Tuesday, July 9, 2013

Nixon's Shadow 2

On pages 36-37 of Nixon's Shadow: The History of An Image, David Greenberg describes the phenomenon of Nixon-hating in the 1950's:

"With liberal Democrats blazing the way, many Americans came to regard Nixon as a singularly dark and dangerous presence in national life.  And while the hatred had an ideological component, there was far more to it.  Nixon's detractors viewed him as categorically different from other partisan foes.  'All the time I've been in politics,' Harry Truman told his biographer, 'there's only two people I hate, and he's one.'  Adlai Stevenson said Nixon was the sole public figure he ever 'really loathed' and once, upon hearing Nixon's name at a party, exclaimed, 'Please!  Not while I'm eating!'  Eleanor Roosevelt, a biographer wrote, considered Nixon 'the politician she most detested.'  Dean Acheson thought just two or three others as odious.  Averell Harriman once stalked out of a swanky Georgetown dinner party----the kind where Democrats, Republicans, and reporters normally mixed with ease----because he spied Nixon sitting nearby.  'I will not break bread with that man!' the diplomat boomed before exiting.  And John F. Kennedy, speaking to The New Yorker's Washington correspondent Richard Rovere, called his 1960 presidential opponent a 'son of a bitch' and a 'bastard.'"

Why was Richard Nixon so despised?  Nixon asked Monica Crowley this question, according to Monica's second book about Nixon, Nixon in Winter.  Nixon believed it was because of his role as a Congressman in exposing Alger Hiss as a spy for the Soviets, for Hiss was a darling of the liberal establishment.  But David Greenberg does not buy that, for Greenberg says on page 44 that "many liberals and journalists had sided with" Nixon on the Hiss case.  Stephen Ambrose a couple of times in his Nixon trilogy (particularly volume 2) takes Nixon to task for his persecution complex, arguing that Nixon brought some of that persecution on himself.

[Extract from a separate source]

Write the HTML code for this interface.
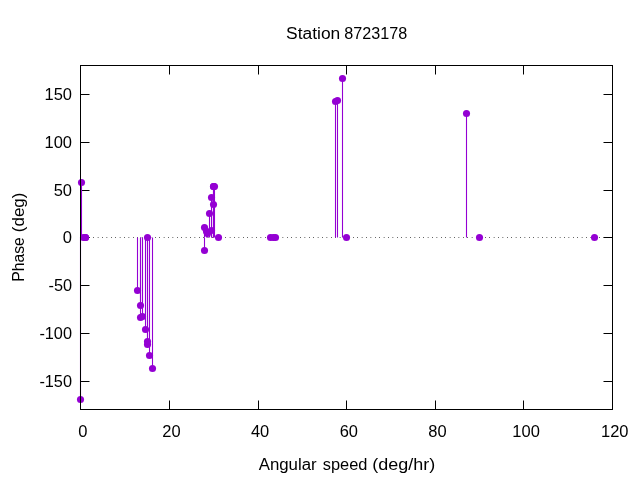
<!DOCTYPE html>
<html lang="en">
<head>
<meta charset="utf-8">
<title>Station 8723178</title>
<style>
html,body{margin:0;padding:0;background:#fff;}
body{width:640px;height:480px;overflow:hidden;}
svg{display:block;}
text{font-family:"Liberation Sans",sans-serif;font-size:16px;fill:#000;}
</style>
</head>
<body>
<svg width="640" height="480" viewBox="0 0 640 480">
<rect width="640" height="480" fill="#fff"/>
<line x1="80.2" y1="237.5" x2="612.5" y2="237.5" stroke="#000" stroke-width="1" stroke-dasharray="0.6 3.8"/>
<g stroke="#000" stroke-width="1" fill="none">
<path d="M80.50 409.5v-9M80.50 65.5v9"/>
<path d="M169.50 409.5v-9M169.50 65.5v9"/>
<path d="M258.50 409.5v-9M258.50 65.5v9"/>
<path d="M346.50 409.5v-9M346.50 65.5v9"/>
<path d="M435.50 409.5v-9M435.50 65.5v9"/>
<path d="M523.50 409.5v-9M523.50 65.5v9"/>
<path d="M612.50 409.5v-9M612.50 65.5v9"/>
<path d="M80.5 381.50h9M612.5 381.50h-9"/>
<path d="M80.5 333.50h9M612.5 333.50h-9"/>
<path d="M80.5 285.50h9M612.5 285.50h-9"/>
<path d="M80.5 237.50h9M612.5 237.50h-9"/>
<path d="M80.5 190.50h9M612.5 190.50h-9"/>
<path d="M80.5 142.50h9M612.5 142.50h-9"/>
<path d="M80.5 94.50h9M612.5 94.50h-9"/>
</g>
<text x="82.80" y="437" text-anchor="middle" textLength="9.2" lengthAdjust="spacingAndGlyphs">0</text>
<text x="171.47" y="437" text-anchor="middle" textLength="18.3" lengthAdjust="spacingAndGlyphs">20</text>
<text x="260.13" y="437" text-anchor="middle" textLength="18.3" lengthAdjust="spacingAndGlyphs">40</text>
<text x="348.80" y="437" text-anchor="middle" textLength="18.3" lengthAdjust="spacingAndGlyphs">60</text>
<text x="437.47" y="437" text-anchor="middle" textLength="18.3" lengthAdjust="spacingAndGlyphs">80</text>
<text x="526.13" y="437" text-anchor="middle" textLength="27.5" lengthAdjust="spacingAndGlyphs">100</text>
<text x="614.80" y="437" text-anchor="middle" textLength="27.5" lengthAdjust="spacingAndGlyphs">120</text>
<text x="72" y="387.10" text-anchor="end" textLength="32.6" lengthAdjust="spacingAndGlyphs">-150</text>
<text x="72" y="339.10" text-anchor="end" textLength="32.6" lengthAdjust="spacingAndGlyphs">-100</text>
<text x="72" y="291.10" text-anchor="end" textLength="23.5" lengthAdjust="spacingAndGlyphs">-50</text>
<text x="72" y="243.10" text-anchor="end" textLength="9.2" lengthAdjust="spacingAndGlyphs">0</text>
<text x="72" y="196.10" text-anchor="end" textLength="18.3" lengthAdjust="spacingAndGlyphs">50</text>
<text x="72" y="148.10" text-anchor="end" textLength="27.5" lengthAdjust="spacingAndGlyphs">100</text>
<text x="72" y="100.10" text-anchor="end" textLength="27.5" lengthAdjust="spacingAndGlyphs">150</text>
<g stroke="#9400d3" stroke-width="1.1" fill="none">
<line x1="80.50" y1="237.5" x2="80.50" y2="399.50"/>
<line x1="81.50" y1="237.5" x2="81.50" y2="182.50"/>
<line x1="137.50" y1="237.5" x2="137.50" y2="290.50"/>
<line x1="140.50" y1="237.5" x2="140.50" y2="317.50"/>
<line x1="140.50" y1="237.5" x2="140.50" y2="305.50"/>
<line x1="142.50" y1="237.5" x2="142.50" y2="316.50"/>
<line x1="145.50" y1="237.5" x2="145.50" y2="329.50"/>
<line x1="147.50" y1="237.5" x2="147.50" y2="341.50"/>
<line x1="147.50" y1="237.5" x2="147.50" y2="344.50"/>
<line x1="149.50" y1="237.5" x2="149.50" y2="355.50"/>
<line x1="152.50" y1="237.5" x2="152.50" y2="368.50"/>
<line x1="204.50" y1="237.5" x2="204.50" y2="227.50"/>
<line x1="204.50" y1="237.5" x2="204.50" y2="250.50"/>
<line x1="206.50" y1="237.5" x2="206.50" y2="231.50"/>
<line x1="207.50" y1="237.5" x2="207.50" y2="233.50"/>
<line x1="209.50" y1="237.5" x2="209.50" y2="213.50"/>
<line x1="211.50" y1="237.5" x2="211.50" y2="230.50"/>
<line x1="211.50" y1="237.5" x2="211.50" y2="197.50"/>
<line x1="213.50" y1="237.5" x2="213.50" y2="186.50"/>
<line x1="213.50" y1="237.5" x2="213.50" y2="204.50"/>
<line x1="213.50" y1="237.5" x2="213.50" y2="186.50"/>
<line x1="214.50" y1="237.5" x2="214.50" y2="186.50"/>
<line x1="335.50" y1="237.5" x2="335.50" y2="101.50"/>
<line x1="337.50" y1="237.5" x2="337.50" y2="100.50"/>
<line x1="342.50" y1="237.5" x2="342.50" y2="78.50"/>
<line x1="466.50" y1="237.5" x2="466.50" y2="113.50"/>
</g>
<g fill="#9400d3">
<circle cx="80.50" cy="399.50" r="3.55"/>
<circle cx="81.50" cy="182.50" r="3.55"/>
<circle cx="83.50" cy="237.50" r="3.55"/>
<circle cx="85.50" cy="237.50" r="3.55"/>
<circle cx="85.50" cy="237.50" r="3.55"/>
<circle cx="137.50" cy="290.50" r="3.55"/>
<circle cx="140.50" cy="317.50" r="3.55"/>
<circle cx="140.50" cy="305.50" r="3.55"/>
<circle cx="142.50" cy="316.50" r="3.55"/>
<circle cx="145.50" cy="329.50" r="3.55"/>
<circle cx="147.50" cy="341.50" r="3.55"/>
<circle cx="147.50" cy="344.50" r="3.55"/>
<circle cx="147.50" cy="237.50" r="3.55"/>
<circle cx="149.50" cy="355.50" r="3.55"/>
<circle cx="152.50" cy="368.50" r="3.55"/>
<circle cx="204.50" cy="227.50" r="3.55"/>
<circle cx="204.50" cy="250.50" r="3.55"/>
<circle cx="206.50" cy="231.50" r="3.55"/>
<circle cx="207.50" cy="233.50" r="3.55"/>
<circle cx="209.50" cy="213.50" r="3.55"/>
<circle cx="211.50" cy="230.50" r="3.55"/>
<circle cx="211.50" cy="197.50" r="3.55"/>
<circle cx="213.50" cy="186.50" r="3.55"/>
<circle cx="213.50" cy="204.50" r="3.55"/>
<circle cx="213.50" cy="186.50" r="3.55"/>
<circle cx="214.50" cy="186.50" r="3.55"/>
<circle cx="218.50" cy="237.50" r="3.55"/>
<circle cx="270.50" cy="237.50" r="3.55"/>
<circle cx="273.50" cy="237.50" r="3.55"/>
<circle cx="275.50" cy="237.50" r="3.55"/>
<circle cx="335.50" cy="101.50" r="3.55"/>
<circle cx="337.50" cy="100.50" r="3.55"/>
<circle cx="342.50" cy="78.50" r="3.55"/>
<circle cx="346.50" cy="237.50" r="3.55"/>
<circle cx="466.50" cy="113.50" r="3.55"/>
<circle cx="479.50" cy="237.50" r="3.55"/>
<circle cx="594.50" cy="237.50" r="3.55"/>
</g>
<rect x="80.5" y="65.5" width="532" height="344" fill="none" stroke="#000" stroke-width="1"/>
<text y="39"><tspan x="286.05" textLength="54.20" lengthAdjust="spacingAndGlyphs">Station</tspan> <tspan x="344.35" textLength="62.90" lengthAdjust="spacingAndGlyphs">8723178</tspan></text>
<text y="469.8"><tspan x="258.70" textLength="58.00" lengthAdjust="spacingAndGlyphs">Angular</tspan> <tspan x="322.80" textLength="44.60" lengthAdjust="spacingAndGlyphs">speed</tspan> <tspan x="372.30" textLength="62.90" lengthAdjust="spacingAndGlyphs">(deg/hr)</tspan></text>
<text transform="translate(23.9 281.7) rotate(-90)" y="0"><tspan x="0.00" textLength="44.50" lengthAdjust="spacingAndGlyphs">Phase</tspan> <tspan x="49.50" textLength="39.70" lengthAdjust="spacingAndGlyphs">(deg)</tspan></text>
</svg>
</body>
</html>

Greenberg goes into the antagonistic view of Nixon held by many 1950's liberals.  According to a number of 1950's liberals, Greenberg narrates, Nixon was unprincipled and shady, and also dangerous because he could exploit the mass media (i.e., television, as in his Checkers Speech) to sucker the masses.  They regarded Nixon's common-man persona as phony.  They noted that Nixon was a ruthless campaigner----perhaps "demagogue" would be an appropriate word for how they characterized his campaign strategy.  They didn't think that Nixon was genteel or personable enough.  And yet, they still regarded him as a more sophisticated version of Joe McCarthy.